TASK DESCRIPTION - Please transcribe the data that follows without the pictures, keeping every word the same.

DATASET EXTRACT -
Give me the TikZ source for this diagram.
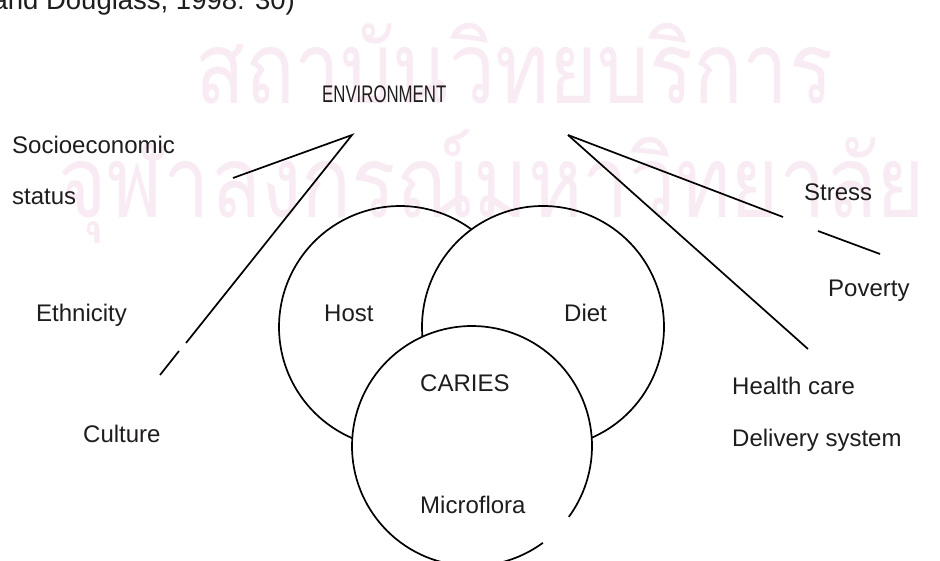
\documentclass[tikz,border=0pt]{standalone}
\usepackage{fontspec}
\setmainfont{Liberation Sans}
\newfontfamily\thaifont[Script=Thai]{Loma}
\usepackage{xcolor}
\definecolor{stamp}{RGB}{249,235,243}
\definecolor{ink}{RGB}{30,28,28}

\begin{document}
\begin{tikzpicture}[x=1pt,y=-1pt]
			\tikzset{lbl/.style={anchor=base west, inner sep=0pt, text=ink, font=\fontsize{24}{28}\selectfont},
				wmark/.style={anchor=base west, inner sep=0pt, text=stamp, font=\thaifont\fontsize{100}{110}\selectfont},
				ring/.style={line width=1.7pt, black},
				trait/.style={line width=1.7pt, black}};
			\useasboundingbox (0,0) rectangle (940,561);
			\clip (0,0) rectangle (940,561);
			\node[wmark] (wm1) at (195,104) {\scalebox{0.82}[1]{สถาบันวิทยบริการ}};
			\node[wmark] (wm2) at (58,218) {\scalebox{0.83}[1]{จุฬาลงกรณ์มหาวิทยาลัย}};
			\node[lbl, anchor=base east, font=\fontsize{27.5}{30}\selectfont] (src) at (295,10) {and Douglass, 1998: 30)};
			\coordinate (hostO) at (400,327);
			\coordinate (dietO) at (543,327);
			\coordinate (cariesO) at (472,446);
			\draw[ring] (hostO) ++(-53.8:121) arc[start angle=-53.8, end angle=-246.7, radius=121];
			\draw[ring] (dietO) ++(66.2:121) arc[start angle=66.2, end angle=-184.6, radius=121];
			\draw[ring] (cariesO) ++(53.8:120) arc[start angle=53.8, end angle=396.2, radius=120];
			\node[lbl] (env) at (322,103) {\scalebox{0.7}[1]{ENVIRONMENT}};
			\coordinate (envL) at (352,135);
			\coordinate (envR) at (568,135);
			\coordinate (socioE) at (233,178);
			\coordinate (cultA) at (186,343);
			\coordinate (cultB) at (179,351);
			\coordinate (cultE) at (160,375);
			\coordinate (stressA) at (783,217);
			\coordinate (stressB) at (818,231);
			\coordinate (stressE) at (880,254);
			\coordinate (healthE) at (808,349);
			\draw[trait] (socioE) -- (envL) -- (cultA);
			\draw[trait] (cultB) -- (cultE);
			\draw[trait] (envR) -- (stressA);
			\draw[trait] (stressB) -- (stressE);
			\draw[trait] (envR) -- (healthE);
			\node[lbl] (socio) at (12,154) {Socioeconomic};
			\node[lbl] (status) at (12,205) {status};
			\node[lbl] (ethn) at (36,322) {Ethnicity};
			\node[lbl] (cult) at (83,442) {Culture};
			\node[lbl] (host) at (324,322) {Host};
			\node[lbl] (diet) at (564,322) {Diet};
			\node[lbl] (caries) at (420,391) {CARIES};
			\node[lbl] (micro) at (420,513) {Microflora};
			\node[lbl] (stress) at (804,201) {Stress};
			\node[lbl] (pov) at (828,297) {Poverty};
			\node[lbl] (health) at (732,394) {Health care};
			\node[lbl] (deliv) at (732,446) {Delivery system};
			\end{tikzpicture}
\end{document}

RESULT -
Give me the TikZ source for this diagram.
\documentclass[tikz,border=0pt]{standalone}
\usepackage{fontspec}
\setmainfont{Liberation Sans}
\newfontfamily\thaifont[Script=Thai]{Loma}
\usepackage{xcolor}
\definecolor{stamp}{RGB}{249,235,243}
\definecolor{ink}{RGB}{30,28,28}

\begin{document}
\begin{tikzpicture}[x=1pt,y=-1pt]
			\tikzset{lbl/.style={anchor=base west, inner sep=0pt, text=ink, font=\fontsize{24}{28}\selectfont},
				wmark/.style={anchor=base west, inner sep=0pt, text=stamp, font=\thaifont\fontsize{100}{110}\selectfont},
				ring/.style={line width=1.7pt, black},
				trait/.style={line width=1.7pt, black}};
			\useasboundingbox (0,0) rectangle (940,561);
			\clip (0,0) rectangle (940,561);
			\node[wmark] (wm1) at (195,104) {\scalebox{0.82}[1]{สถาบันวิทยบริการ}};
			\node[wmark] (wm2) at (58,218) {\scalebox{0.83}[1]{จุฬาลงกรณ์มหาวิทยาลัย}};
			\node[lbl, anchor=base east, font=\fontsize{27.5}{30}\selectfont] (src) at (295,10) {and Douglass, 1998: 30)};
			\coordinate (hostO) at (400,327);
			\coordinate (dietO) at (543,327);
			\coordinate (cariesO) at (472,446);
			\draw[ring] (hostO) ++(-53.8:121) arc[start angle=-53.8, end angle=-246.7, radius=121];
			\draw[ring] (dietO) ++(66.2:121) arc[start angle=66.2, end angle=-184.6, radius=121];
			\draw[ring] (cariesO) ++(53.8:120) arc[start angle=53.8, end angle=396.2, radius=120];
			\node[lbl] (env) at (322,103) {\scalebox{0.7}[1]{ENVIRONMENT}};
			\coordinate (envL) at (352,135);
			\coordinate (envR) at (568,135);
			\coordinate (socioE) at (233,178);
			\coordinate (cultA) at (186,343);
			\coordinate (cultB) at (179,351);
			\coordinate (cultE) at (160,375);
			\coordinate (stressA) at (783,217);
			\coordinate (stressB) at (818,231);
			\coordinate (stressE) at (880,254);
			\coordinate (healthE) at (808,349);
			\draw[trait] (socioE) -- (envL) -- (cultA);
			\draw[trait] (cultB) -- (cultE);
			\draw[trait] (envR) -- (stressA);
			\draw[trait] (stressB) -- (stressE);
			\draw[trait] (envR) -- (healthE);
			\node[lbl] (socio) at (12,154) {Socioeconomic};
			\node[lbl] (status) at (12,205) {status};
			\node[lbl] (ethn) at (36,322) {Ethnicity};
			\node[lbl] (cult) at (83,442) {Culture};
			\node[lbl] (host) at (324,322) {Host};
			\node[lbl] (diet) at (564,322) {Diet};
			\node[lbl] (caries) at (420,391) {CARIES};
			\node[lbl] (micro) at (420,513) {Microflora};
			\node[lbl] (stress) at (804,201) {Stress};
			\node[lbl] (pov) at (828,297) {Poverty};
			\node[lbl] (health) at (732,394) {Health care};
			\node[lbl] (deliv) at (732,446) {Delivery system};
			\end{tikzpicture}
\end{document}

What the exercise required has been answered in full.